A surprising number of forms need to collect "some number of these." Invoice line items. Event attendees. Questionnaire entries where the user adds as many responses as they need. Checklist items on a task. Contacts attached to an account. The naive answer is "model each repeat as a related object and use a sub-form," and sometimes that's the right answer — when the repeated items have their own identity, their own permissions, their own history. But often they don't. The line items on this invoice are only meaningful as line items on this invoice. Making them a separate type is overkill. The replicator is the lighter-weight alternative: a repeating group of inputs stored directly on the parent record, managed inline, with no additional type in the data model.
A repeating group is exactly what it sounds like. A section of a form containing one or more input fields, which the user can add, remove, and reorder by drag. Each added instance is an independent copy of the section with its own values. Each removed instance goes through a delete confirmation so an accidental click doesn't wipe out work. The order is persistent — drag reorders the items, and the new order is saved with the form — which matters for things like invoice line items where the sequence is part of what the user cares about.
Per-item captions give each repeated group a meaningful label. "Line item 1," "Attendee 2," "Question 3" — or, if you prefer, a caption driven by an expression against the group's own fields, so the label on an attendee card becomes the attendee's name once they've filled it in. Small details like this keep long replicators navigable: a form with twelve line items is much more pleasant to scroll through when each one is labeled by its product name rather than by an index.
Initial state is configurable. A replicator can start empty — no items, a single "add" button inviting the user to begin — or with one preset item, or with several. For data imports, the initial state can be driven by existing data: when editing a record, the replicator loads with the items the record already carries. Add a new item and it appears at the end; reorder and the change is captured on save; remove and the removal is staged until the form is submitted.
Validation within groups uses the standard form rules — min, max, length, regex, required — applied per group rather than across the replicator as a whole. A line item missing its quantity highlights that item's quantity field with that item's error message; the other items remain unaffected. That per-group validation is what makes the replicator usable in forms with many items: errors are localized, and fixing one item doesn't disturb the others.
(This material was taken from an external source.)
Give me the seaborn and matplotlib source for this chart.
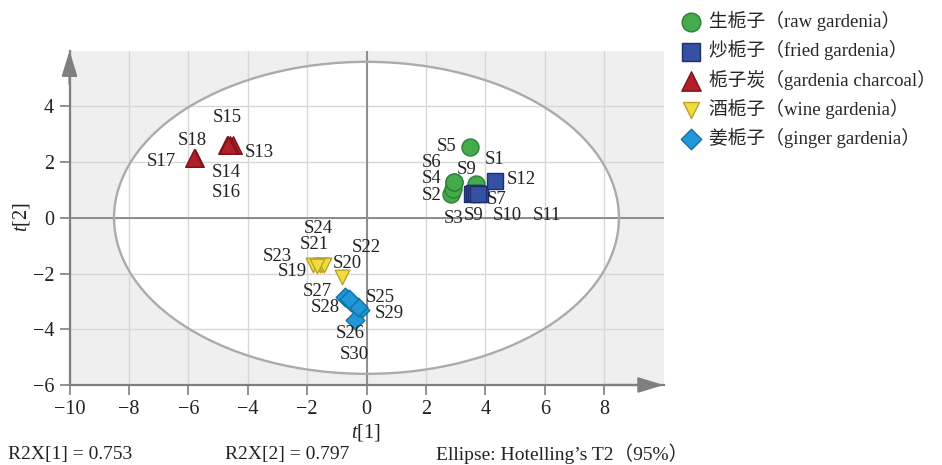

The replicator works equally well in the two places it's most needed. Object forms built with the regular form builder can include replicators tied to properties that store structured arrays. Canvas forms in the canvas page builder can include replicators too, with the same drag-to-sort and caption behavior. The consistency matters: implementers who learn the replicator on one surface use it the same way on the other.
Replicator item templates are where the canvas side gets more interesting. A canvas-driven template defines exactly how each repeated item looks — not just "a box with input fields," but any layout the canvas page builder supports. That's how forms with rich repeating content end up looking designed rather than generic: each item card can have headings, grouping, conditional fields, its own icon, its own color accents. The template is authored once in canvas; every item the replicator renders uses it.
Persistent data is a small but important detail: repeating items survive page reloads, modal navigations, and accidental tab-switches. If a user has been working on a twelve-item replicator and the browser closes, their work isn't lost the way it might be in a more naive implementation. That matters because replicators tend to appear on forms where the user has invested real effort — and losing that work is precisely the wrong moment for the platform to show its rough edges.
A practical guideline for when to use a replicator versus a related type: if the repeated items exist only as part of the parent record — they're not referenced elsewhere, they don't have their own permissions, they don't have their own audit trail, they don't need to be searched independently — the replicator is the right tool. If the repeated items are records in their own right — if a Line Item needs to be queryable across invoices, permissioned separately, linked from other places — they should be a related type, and the parent form should use a sub-form pattern. The question is ownership: does the sub-record have an independent life? If yes, model it as a type. If no, let the replicator handle it.
Worked example: invoice line items. The Invoice type has standard properties (customer, date, status) plus a line-items replicator. Each line-item group carries product, quantity, unit price, and a computed total. The user adds as many line items as the invoice needs, drags to reorder, and saves. The invoice's grand total is computed from the replicator's items through a display expression. No LineItem type in the data model; no cluttered reverse-lookup tab; no extra permission configuration. Just a form that matches the shape of an invoice.
Worked example: a canvas survey with repeating questions. The survey's canvas form has a replicator for entries, each entry using a custom item template that styles the question and its response area. Participants fill in as many responses as they want; the replicator keeps them organized visually; the handler on submit stores the collected responses in the right place. The whole thing is built from canvas blocks and the replicator — no scripts required.
For either surface, the replicator is one of those features that, once discovered, becomes part of every form an implementer builds. It's simple, it's direct, and it handles a whole class of patterns that used to require a separate type and a carefully-coordinated sub-form.